In Aristotle and the Rediscovery of Citizenship Susan D. Collins is concerned with the way that liberal political theory has failed to reckon with the fact that the human good has an unavoidable political dimension. Liberal theorists often flee from the fact that every political community requires specific virtues, molds characters, and shapes its citizens' vision of the good.

In this review Thomas W. Smith says that in the first part of the book Collins shows the problematic character of various liberal conceptions of citizenship. Collins points out, that liberalism has called into question its own principles of justice and morality:

For example, critics sympathetic to liberalism have picked apart the Rawlsian emphasis on procedural liberalism and justice as fairness. They have eviscerated the liberal pretension to neutrality. They have criticized the hard distinction between a public realm informed by liberal principles and a private realm unaffected by the social and political forces liberalism generates. Collins thinks that these sorts of arguments have brought clarity about the need to confront the question of the human good in our regime. Yet this clarity challenges liberalism at its core. Increasingly liberal theorists recognize that liberalism requires civic education in certain virtues. However, with certain prominent exceptions, they are unwilling to argue that liberalism ought to try to transform their citizens' comprehensive views or cultivate a way of life.

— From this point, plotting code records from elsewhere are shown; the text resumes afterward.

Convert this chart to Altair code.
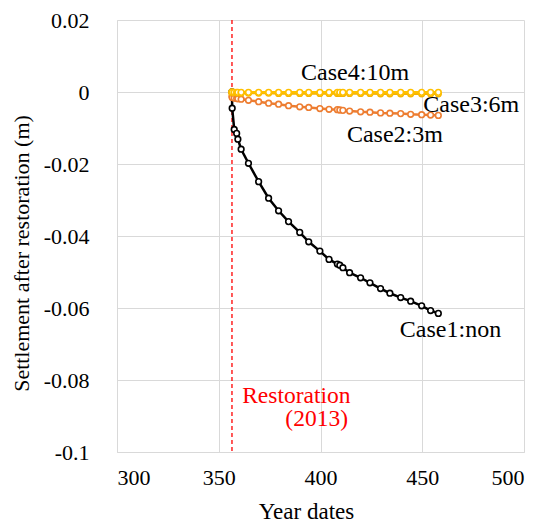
import altair as alt
import pandas as pd

# Data
days = [356.5, 356.6, 357.6, 358.8, 359.4, 361, 364.6, 369.6, 374.5, 379.4, 384.3,
        389.8, 394.2, 399.7, 404.2, 408.3, 409.5, 411, 414.3, 419.7, 424.3, 429.5,
        434.1, 439.4, 444.3, 449.7, 454.1, 457.9]
case1 = [0.0, -0.0045, -0.0104, -0.0115, -0.0131, -0.0159, -0.0198, -0.0249, -0.0295,
         -0.0330, -0.0360, -0.0390, -0.0416, -0.0442, -0.0465, -0.0478, -0.0481, -0.0488,
         -0.0502, -0.0516, -0.0530, -0.0546, -0.0559, -0.0571, -0.0581, -0.0594, -0.0607,
         -0.0615]
case2 = [-0.0012, -0.0015, -0.0017, -0.0018, -0.0019, -0.0020, -0.0023, -0.0027, -0.0031,
         -0.0034, -0.0038, -0.0041, -0.0043, -0.0046, -0.0048, -0.0049, -0.0050, -0.0051,
         -0.0053, -0.0055, -0.0056, -0.0058, -0.0059, -0.0060, -0.0062, -0.0063, -0.0064,
         -0.0065]
case3 = [-0.0002, -0.0003, -0.0003, -0.0003, -0.0003, -0.0003, -0.0003, -0.0003, -0.0003,
         -0.0004, -0.0004, -0.0004, -0.0004, -0.0004, -0.0004, -0.0004, -0.0004, -0.0004,
         -0.0004, -0.0004, -0.0004, -0.0005, -0.0005, -0.0005, -0.0005, -0.0005, -0.0005,
         -0.0005]
case4 = [0.0, -0.0001, -0.0001, -0.0001, -0.0001, -0.0001, -0.0001, -0.0001, -0.0001,
         -0.0001, -0.0001, -0.0001, -0.0001, -0.0001, -0.0001, -0.0001, -0.0001, -0.0001,
         -0.0001, -0.0001, -0.0001, -0.0001, -0.0001, -0.0001, -0.0001, -0.0001, -0.0001,
         -0.0001]

series_names = ["Case1:non", "Case2:3m", "Case3:6m", "Case4:10m"]
series_colors = ["#000000", "#ED7D31", "#F5B400", "#FFC000"]

restoration_day = [356.5]

label_text = ["Case4:10m", "Case3:6m", "Case2:3m", "Case1:non"]
label_x = [417, 450.5, 413, 439]
label_y = [0.0053, -0.0036, -0.0119, -0.066]

rest_text = ["Restoration", "(2013)"]
rest_x = [361.5, 413.5]
rest_y = [-0.0845, -0.0907]

FONT = "Liberation Serif"

rows = []
for name, vals in zip(series_names, [case1, case2, case3, case4]):
    for d, v in zip(days, vals):
        rows.append({"day": d, "settlement": v, "series": name})
df = pd.DataFrame(rows)

xscale = alt.Scale(domain=[300, 500], nice=False, zero=False)
yscale = alt.Scale(domain=[-0.1, 0.02], nice=False, zero=False)

xaxis = alt.Axis(values=[300, 350, 400, 450, 500], format="d", title="Year dates",
                 grid=True, gridColor="#d9d9d9", domainColor="#d9d9d9", ticks=False,
                 labelFont=FONT, labelFontSize=22, labelColor="#000000", labelPadding=15,
                 titleFont=FONT, titleFontSize=23, titleFontWeight="normal",
                 titleColor="#000000", titlePadding=12, titleX=189)
yaxis = alt.Axis(values=[-0.1, -0.08, -0.06, -0.04, -0.02, 0, 0.02], format="~g",
                 labelExpr="replace(datum.label, '\u2212', '-')",
                 title="Settlement after restoration (m)",
                 grid=True, gridColor="#d9d9d9", domainColor="#d9d9d9", ticks=False,
                 labelFont=FONT, labelFontSize=22, labelColor="#000000", labelPadding=28,
                 titleFont=FONT, titleFontSize=22, titleFontWeight="normal",
                 titleColor="#000000", titlePadding=10, titleY=233)

lines = alt.Chart(df).mark_line(
    strokeWidth=2.5,
    point=alt.OverlayMarkDef(filled=False, fill="white", size=32, strokeWidth=1.6),
).encode(
    x=alt.X("day:Q", scale=xscale, axis=xaxis),
    y=alt.Y("settlement:Q", scale=yscale, axis=yaxis),
    color=alt.Color("series:N", scale=alt.Scale(domain=series_names, range=series_colors),
                    legend=None),
    order=alt.Order("day:Q"),
)

rule = alt.Chart(pd.DataFrame({"day": restoration_day})).mark_rule(
    color="#FF0000", strokeDash=[4, 3], strokeWidth=1.3
).encode(x=alt.X("day:Q", scale=xscale))


def text_layer(t, x, y, align, color, size):
    return alt.Chart(pd.DataFrame({"t": t, "x": x, "y": y})).mark_text(
        font=FONT, fontSize=size, color=color, baseline="middle", align=align
    ).encode(x=alt.X("x:Q", scale=xscale), y=alt.Y("y:Q", scale=yscale), text="t:N")


lab_center = text_layer(label_text[:1], label_x[:1], label_y[:1], "center", "#000000", 24)
lab_left = text_layer(label_text[1:], label_x[1:], label_y[1:], "left", "#000000", 24)
rest_left = text_layer(rest_text[:1], rest_x[:1], rest_y[:1], "left", "#FF0000", 23.5)
rest_right = text_layer(rest_text[1:], rest_x[1:], rest_y[1:], "right", "#FF0000", 23.5)

chart = alt.layer(rule, lines, lab_center, lab_left, rest_left, rest_right).properties(
    width=407, height=432,
    autosize=alt.AutoSizeParams(type="none"),
    padding={"left": 117, "top": 20, "right": 21, "bottom": 71},
    background="white",
).configure_view(stroke=None).configure_axis(labelFont=FONT, titleFont=FONT)

chart.save("out.html", embed_options={"renderer": "svg", "actions": False})
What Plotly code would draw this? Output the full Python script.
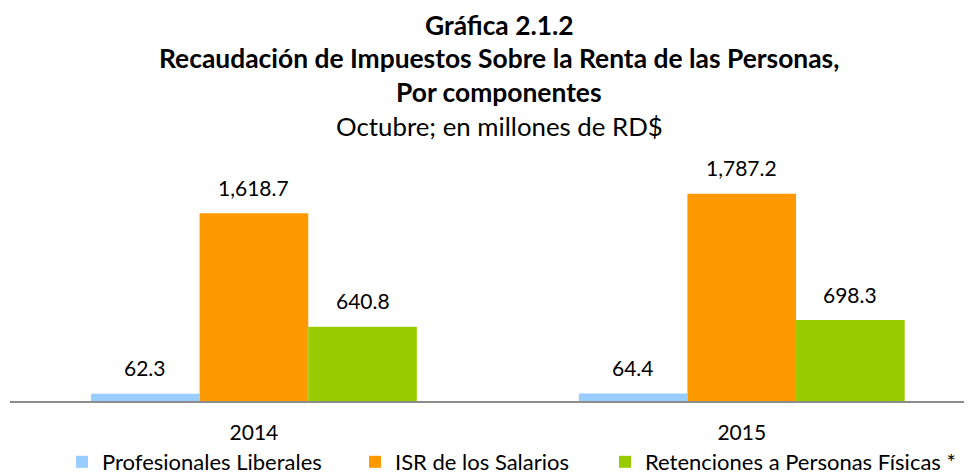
import plotly.graph_objects as go

# ---- data ----
years = ["2014", "2015"]
series_names = ["Profesionales Liberales", "ISR de los Salarios", "Retenciones a Personas Físicas *"]
profesionales = [62.3, 64.4]
isr_salarios = [1618.7, 1787.2]
retenciones = [640.8, 698.3]
colors = ["#99CCFF", "#FF9900", "#99CC00"]

title_lines = ["Gráfica 2.1.2",
               "Recaudación de Impuestos Sobre la Renta de las Personas,",
               "Por componentes"]
subtitle = "Octubre; en millones de RD$"

# ---- layout geometry ----
# the HTML body has a default 8px margin, so the figure starts at (8, 8) in the window
OFF = 8
W = 972 - OFF
H = 476 - OFF + 20          # a little taller than the window so the legend is not clipped
AXIS_Y = 401                # window pixel of the category axis line
ML, MR, MT = 10 - OFF, 0, 169 - OFF
MB = H - (AXIS_Y - OFF)
plot_w = W - ML - MR
plot_h = H - MT - MB
x_range = [-0.5, 1.472]
y_range = [0, 2000]
bargap = 0.332
px_per_cat = plot_w / (x_range[1] - x_range[0])
bar_px = (1 - bargap) / 3 * px_per_cat

FONT = "Lato"

def px_to_paper_y(py):
    # py: target pixel in the window
    return (H - MB - (py - OFF)) / plot_h

def px_to_paper_x(px):
    return ((px - OFF) - ML) / plot_w

fig = go.Figure()
all_series = [profesionales, isr_salarios, retenciones]
legend_ids = ["legend", "legend2", "legend3"]
for name, vals, col, lg in zip(series_names, all_series, colors, legend_ids):
    fig.add_trace(go.Bar(x=years, y=vals, name=name, marker=dict(color=col, line=dict(width=0)),
                         legend=lg, hoverinfo="x+y+name"))

annotations = []
for i, vals in enumerate(all_series):
    for j, v in enumerate(vals):
        annotations.append(dict(x=j, y=v, xref="x", yref="y", text=f"{v:,.1f}",
                                showarrow=False, xshift=(i - 1) * bar_px, yshift=26,
                                yanchor="middle", xanchor="center",
                                font=dict(family=FONT, size=21, color="#000000")))

title_y = [25, 58, 92]
for t, py in zip(title_lines, title_y):
    annotations.append(dict(x=px_to_paper_x(499), y=px_to_paper_y(py), xref="paper", yref="paper",
                            text=f"<b>{t}</b>", showarrow=False, xanchor="center", yanchor="middle",
                            font=dict(family=FONT, size=26.4, color="#000000")))
annotations.append(dict(x=px_to_paper_x(499), y=px_to_paper_y(126), xref="paper", yref="paper",
                        text=subtitle, showarrow=False, xanchor="center", yanchor="middle",
                        font=dict(family=FONT, size=25.8, color="#000000")))

legend_left_px = [62, 355, 605]
legend_layouts = {}
for lg, lx in zip(legend_ids, legend_left_px):
    legend_layouts[lg] = dict(orientation="h", x=px_to_paper_x(lx), xanchor="left",
                              y=px_to_paper_y(462), yanchor="middle",
                              font=dict(family=FONT, size=22, color="#000000"),
                              itemwidth=30, bgcolor="rgba(0,0,0,0)")

fig.update_layout(
    width=W, height=H,
    margin=dict(l=ML, r=MR, t=MT, b=MB, pad=0, autoexpand=False),
    paper_bgcolor="white", plot_bgcolor="white",
    barmode="group", bargap=bargap, bargroupgap=0,
    showlegend=True,
    xaxis=dict(type="category", range=x_range, showline=True, linecolor="#8C8C8C", linewidth=2,
               ticks="", showgrid=False, zeroline=False, ticklabelstandoff=12,
               tickfont=dict(family=FONT, size=21, color="#000000"), fixedrange=True),
    yaxis=dict(range=y_range, visible=False, showgrid=False, zeroline=False, fixedrange=True),
    annotations=annotations,
    font=dict(family=FONT),
    **legend_layouts,
)

fig.write_html("out.html")
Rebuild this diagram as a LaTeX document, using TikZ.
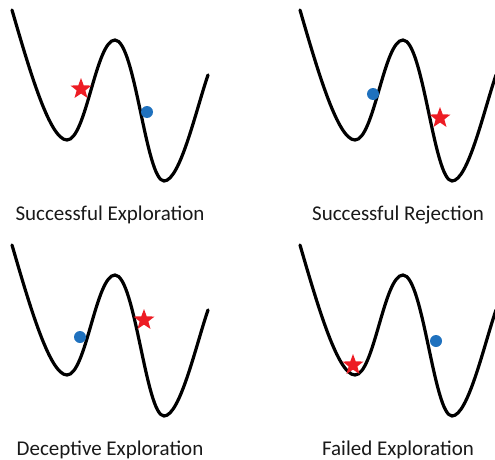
\documentclass[tikz,border=0pt]{standalone}
\usepackage{fontspec}
\setmainfont{Carlito}
\usetikzlibrary{shapes.geometric}
\definecolor{dotblue}{RGB}{31,113,190}
\definecolor{starred}{RGB}{237,28,36}
\tikzset{
  curve/.style={line width=3.2pt, black, line cap=round},
  redstar/.style={star, star points=5, star point ratio=2.4, fill=starred, draw=none, minimum size=22pt, inner sep=0pt},
  bluedot/.style={circle, fill=dotblue, draw=none, minimum size=12pt, inner sep=0pt},
  caption/.style={font=\fontsize{21pt}{24pt}\selectfont, text=black!90, inner sep=0pt}
}
\newcommand{\wellcurve}{%
  \draw[curve] (12,10) .. controls (30,72) and (50,140) .. (67,140)
    .. controls (86,140) and (96,40) .. (115,40)
    .. controls (135,40) and (146,181) .. (164,181)
    .. controls (180,181) and (196,110) .. (208,75);}
\begin{document}
\begin{tikzpicture}[x=1pt,y=-1pt]
\useasboundingbox (0,0) rectangle (495,460);
% panel 1
\begin{scope}
\wellcurve
\end{scope}
\node[redstar] (s1) at (81,89) {};
\node[bluedot] (d1) at (147,112) {};
\node[caption] (c1) at (110,215) {Successful Exploration};
% panel 2
\begin{scope}[shift={(288,0)}]
\clip (-288,0) rectangle (207,460);
\wellcurve
\end{scope}
\node[bluedot] (d2) at (373,94) {};
\node[redstar] (s2) at (440,118) {};
\node[caption] (c2) at (398,215) {Successful Rejection};
% panel 3
\begin{scope}[shift={(0,235)}]
\wellcurve
\end{scope}
\node[bluedot] (d3) at (80,337) {};
\node[redstar] (s3) at (144,320) {};
\node[caption] (c3) at (110,450) {Deceptive Exploration};
% panel 4
\begin{scope}[shift={(288,235)}]
\clip (-288,-235) rectangle (207,225);
\wellcurve
\end{scope}
\node[redstar] (s4) at (353,365) {};
\node[bluedot] (d4) at (436,341) {};
\node[caption] (c4) at (398,450) {Failed Exploration};
\end{tikzpicture}
\end{document}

Liberals, by and large, are uncomfortable with the view that regimes form citizens. Neo-liberals are different. The whole point of neo-liberalism is that the market mechanism should be allowed to direct the fate of human beings. The economy should dictate its rules to society, not the other way around. On this account neoliberalism is a series of market oriented reforms aimed at global economic integration, free trade, privatization, and deregulation, has been presented by some scholars as an being an opposition to social democracy.

Neo-liberalism is also a mode of governance one that organizes people--and distributes rights and benefits to them---according to their marketable skills rather than according to their membership within nation-states. Those whose knowledge and skills are not assigned significant market value---such as migrant women working as domestic maids in many Asian cities---are denied citizenship.

| Posted by Gary Sauer-Thompson at 9:56 PM | | Comments (2)
Comments

Comments

It seems to me that harking back to Aristotle is completely fruitless.
Every possible context for understanding the human condition and trying to create a truly humanising culture is now completely different.
We now live in a world of Quantum Reality wherein everything is interconnected and hence equally vulnerable. Chaos theory and the butterfly effect.

And we also "live" in a "world" of media created images/abstractions. We are bombarded by these images from the moment we are born---even before we are born because the growing baby is sensitive to all the noise in which its mother is immersed.

John,
the reason why many turn back to Aristotle is because it offers a non-liberal way of understanding citizenship.